● **PROBLEM DESCRIPTION**
Each line that holds the word "matplotlib" counts once; report the total and nothing else.

● **WORKING DATA**
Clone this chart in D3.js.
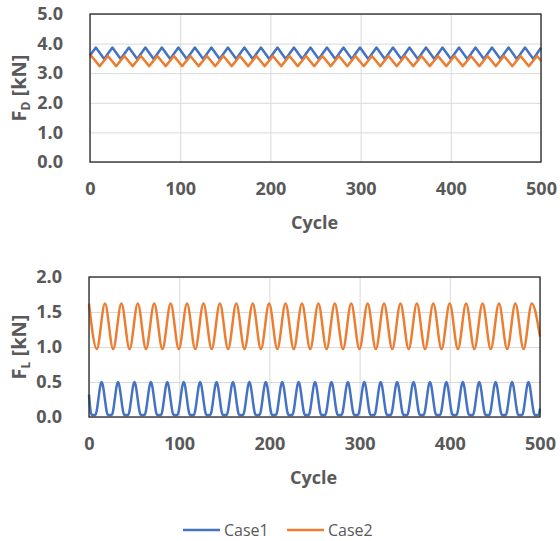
==
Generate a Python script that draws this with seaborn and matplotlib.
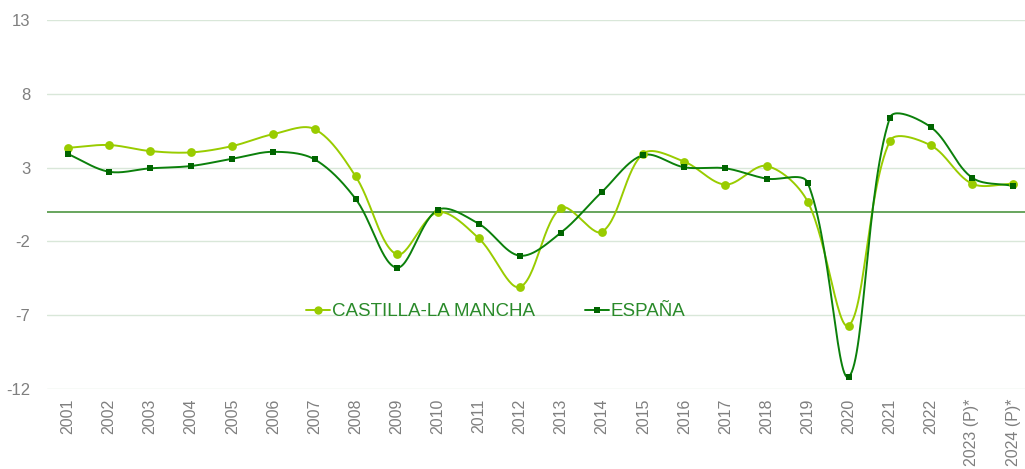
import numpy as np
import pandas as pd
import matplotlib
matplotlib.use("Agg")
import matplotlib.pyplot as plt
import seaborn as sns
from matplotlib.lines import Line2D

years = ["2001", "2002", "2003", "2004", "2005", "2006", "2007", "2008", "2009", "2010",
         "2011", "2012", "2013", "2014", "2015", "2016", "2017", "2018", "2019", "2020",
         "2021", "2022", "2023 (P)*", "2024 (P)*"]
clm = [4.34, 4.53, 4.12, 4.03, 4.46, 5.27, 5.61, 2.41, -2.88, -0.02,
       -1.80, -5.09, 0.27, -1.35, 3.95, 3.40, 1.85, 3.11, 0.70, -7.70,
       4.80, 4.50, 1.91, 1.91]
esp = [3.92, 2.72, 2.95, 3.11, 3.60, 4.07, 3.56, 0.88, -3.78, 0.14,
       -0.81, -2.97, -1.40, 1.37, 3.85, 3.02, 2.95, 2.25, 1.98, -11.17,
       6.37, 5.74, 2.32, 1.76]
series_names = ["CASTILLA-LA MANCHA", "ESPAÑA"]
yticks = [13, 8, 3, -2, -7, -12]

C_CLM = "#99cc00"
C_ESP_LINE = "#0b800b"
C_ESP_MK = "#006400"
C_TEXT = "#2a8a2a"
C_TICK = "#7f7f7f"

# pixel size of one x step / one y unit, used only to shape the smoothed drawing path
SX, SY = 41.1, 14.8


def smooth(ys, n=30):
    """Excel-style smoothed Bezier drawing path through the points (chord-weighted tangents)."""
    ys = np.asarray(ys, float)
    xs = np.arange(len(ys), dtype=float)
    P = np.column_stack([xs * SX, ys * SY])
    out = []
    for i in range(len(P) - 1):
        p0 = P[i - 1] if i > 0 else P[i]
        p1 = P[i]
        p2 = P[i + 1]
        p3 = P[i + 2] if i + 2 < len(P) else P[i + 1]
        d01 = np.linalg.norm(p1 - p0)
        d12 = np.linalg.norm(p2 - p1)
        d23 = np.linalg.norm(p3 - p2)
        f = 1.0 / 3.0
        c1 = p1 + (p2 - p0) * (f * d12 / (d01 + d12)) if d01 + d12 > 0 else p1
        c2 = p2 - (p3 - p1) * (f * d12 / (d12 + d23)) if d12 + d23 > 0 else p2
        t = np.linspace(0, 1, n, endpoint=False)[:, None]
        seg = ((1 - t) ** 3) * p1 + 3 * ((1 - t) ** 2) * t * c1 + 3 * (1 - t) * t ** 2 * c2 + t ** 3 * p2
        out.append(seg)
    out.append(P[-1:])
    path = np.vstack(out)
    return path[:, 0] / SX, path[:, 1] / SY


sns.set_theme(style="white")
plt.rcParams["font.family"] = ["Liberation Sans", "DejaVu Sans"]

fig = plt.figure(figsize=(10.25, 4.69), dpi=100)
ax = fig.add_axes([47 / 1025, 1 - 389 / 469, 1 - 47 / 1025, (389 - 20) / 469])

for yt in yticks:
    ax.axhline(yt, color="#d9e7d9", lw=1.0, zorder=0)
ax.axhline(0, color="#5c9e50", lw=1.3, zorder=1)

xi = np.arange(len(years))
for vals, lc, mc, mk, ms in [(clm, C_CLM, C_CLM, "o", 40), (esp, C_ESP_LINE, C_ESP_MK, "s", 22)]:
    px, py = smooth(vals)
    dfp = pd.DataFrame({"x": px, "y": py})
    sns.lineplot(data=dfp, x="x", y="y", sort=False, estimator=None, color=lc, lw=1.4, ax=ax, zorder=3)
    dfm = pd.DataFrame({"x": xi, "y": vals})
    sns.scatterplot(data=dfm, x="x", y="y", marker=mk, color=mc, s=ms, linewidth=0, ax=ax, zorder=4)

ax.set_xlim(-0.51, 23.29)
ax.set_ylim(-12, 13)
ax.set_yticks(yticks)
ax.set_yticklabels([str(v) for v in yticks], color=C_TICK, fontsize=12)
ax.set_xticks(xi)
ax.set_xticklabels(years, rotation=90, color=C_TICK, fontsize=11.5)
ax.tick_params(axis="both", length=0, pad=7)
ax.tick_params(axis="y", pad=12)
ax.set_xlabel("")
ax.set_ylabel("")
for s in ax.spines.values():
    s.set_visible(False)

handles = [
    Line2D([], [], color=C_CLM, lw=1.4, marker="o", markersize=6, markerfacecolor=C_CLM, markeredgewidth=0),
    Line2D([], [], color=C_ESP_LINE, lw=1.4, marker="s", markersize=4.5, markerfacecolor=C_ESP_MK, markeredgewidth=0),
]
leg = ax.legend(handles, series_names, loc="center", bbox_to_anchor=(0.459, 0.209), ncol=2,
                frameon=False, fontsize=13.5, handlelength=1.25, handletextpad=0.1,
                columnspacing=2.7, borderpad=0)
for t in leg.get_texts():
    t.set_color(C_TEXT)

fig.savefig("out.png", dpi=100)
* * *
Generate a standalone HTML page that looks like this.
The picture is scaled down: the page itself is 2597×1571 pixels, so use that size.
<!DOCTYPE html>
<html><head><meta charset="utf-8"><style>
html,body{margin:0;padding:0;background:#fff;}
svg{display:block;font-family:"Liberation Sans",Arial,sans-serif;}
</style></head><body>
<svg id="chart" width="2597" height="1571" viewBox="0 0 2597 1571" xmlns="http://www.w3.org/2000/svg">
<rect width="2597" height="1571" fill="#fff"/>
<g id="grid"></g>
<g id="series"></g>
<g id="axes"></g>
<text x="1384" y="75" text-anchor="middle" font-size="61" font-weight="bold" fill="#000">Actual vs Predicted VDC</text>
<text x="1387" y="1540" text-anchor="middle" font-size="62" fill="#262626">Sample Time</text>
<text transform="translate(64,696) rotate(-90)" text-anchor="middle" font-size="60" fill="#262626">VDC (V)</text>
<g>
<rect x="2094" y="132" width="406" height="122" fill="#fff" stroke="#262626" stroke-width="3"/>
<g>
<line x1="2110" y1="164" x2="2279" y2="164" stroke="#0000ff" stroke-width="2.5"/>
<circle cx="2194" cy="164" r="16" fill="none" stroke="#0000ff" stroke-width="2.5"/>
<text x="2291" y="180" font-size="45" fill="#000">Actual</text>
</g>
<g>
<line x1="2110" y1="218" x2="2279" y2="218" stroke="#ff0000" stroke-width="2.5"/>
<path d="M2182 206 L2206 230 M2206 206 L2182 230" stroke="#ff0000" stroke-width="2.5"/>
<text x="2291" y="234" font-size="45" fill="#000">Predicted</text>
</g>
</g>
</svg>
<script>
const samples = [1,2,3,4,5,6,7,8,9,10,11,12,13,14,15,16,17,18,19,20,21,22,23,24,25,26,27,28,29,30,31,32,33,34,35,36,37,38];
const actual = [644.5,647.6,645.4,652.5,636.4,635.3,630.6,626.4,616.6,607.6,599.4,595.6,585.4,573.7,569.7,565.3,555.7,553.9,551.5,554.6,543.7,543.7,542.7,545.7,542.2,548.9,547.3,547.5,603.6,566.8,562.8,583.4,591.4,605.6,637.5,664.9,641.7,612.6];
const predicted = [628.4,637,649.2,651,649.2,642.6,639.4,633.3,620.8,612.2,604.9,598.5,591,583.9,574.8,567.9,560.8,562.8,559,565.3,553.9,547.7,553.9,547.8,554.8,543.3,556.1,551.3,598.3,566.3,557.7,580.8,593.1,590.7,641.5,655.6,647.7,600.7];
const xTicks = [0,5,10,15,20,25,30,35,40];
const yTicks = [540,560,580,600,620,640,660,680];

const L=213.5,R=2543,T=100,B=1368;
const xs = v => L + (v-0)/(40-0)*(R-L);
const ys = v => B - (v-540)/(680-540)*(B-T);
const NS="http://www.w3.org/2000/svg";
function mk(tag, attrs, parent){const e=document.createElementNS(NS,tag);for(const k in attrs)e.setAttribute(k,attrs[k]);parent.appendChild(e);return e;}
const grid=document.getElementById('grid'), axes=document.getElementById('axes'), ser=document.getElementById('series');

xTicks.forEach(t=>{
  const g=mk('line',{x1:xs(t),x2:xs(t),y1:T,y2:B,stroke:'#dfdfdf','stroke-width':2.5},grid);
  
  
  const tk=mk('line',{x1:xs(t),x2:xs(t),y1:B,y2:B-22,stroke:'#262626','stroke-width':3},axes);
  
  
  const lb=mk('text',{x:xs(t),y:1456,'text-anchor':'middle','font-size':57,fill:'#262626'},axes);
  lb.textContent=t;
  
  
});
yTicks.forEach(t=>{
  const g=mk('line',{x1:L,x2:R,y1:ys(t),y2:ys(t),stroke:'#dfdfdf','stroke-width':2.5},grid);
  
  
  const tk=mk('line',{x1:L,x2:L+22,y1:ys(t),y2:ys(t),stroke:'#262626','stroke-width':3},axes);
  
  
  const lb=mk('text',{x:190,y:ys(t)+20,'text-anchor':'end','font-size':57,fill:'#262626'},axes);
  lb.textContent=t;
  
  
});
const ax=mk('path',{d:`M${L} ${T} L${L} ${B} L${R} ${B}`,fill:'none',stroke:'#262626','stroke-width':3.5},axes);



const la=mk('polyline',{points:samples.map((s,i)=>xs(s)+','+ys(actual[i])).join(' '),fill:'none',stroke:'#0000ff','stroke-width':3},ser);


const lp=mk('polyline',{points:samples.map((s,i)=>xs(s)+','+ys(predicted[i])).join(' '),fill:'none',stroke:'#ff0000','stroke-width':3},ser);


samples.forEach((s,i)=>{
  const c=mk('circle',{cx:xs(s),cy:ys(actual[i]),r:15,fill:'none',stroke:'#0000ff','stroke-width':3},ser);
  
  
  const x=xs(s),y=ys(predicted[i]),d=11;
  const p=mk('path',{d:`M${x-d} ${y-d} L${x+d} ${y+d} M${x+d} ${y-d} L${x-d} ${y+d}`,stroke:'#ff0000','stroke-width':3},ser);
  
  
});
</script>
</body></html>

● **ANSWER FOR THIS EXERCISE**
5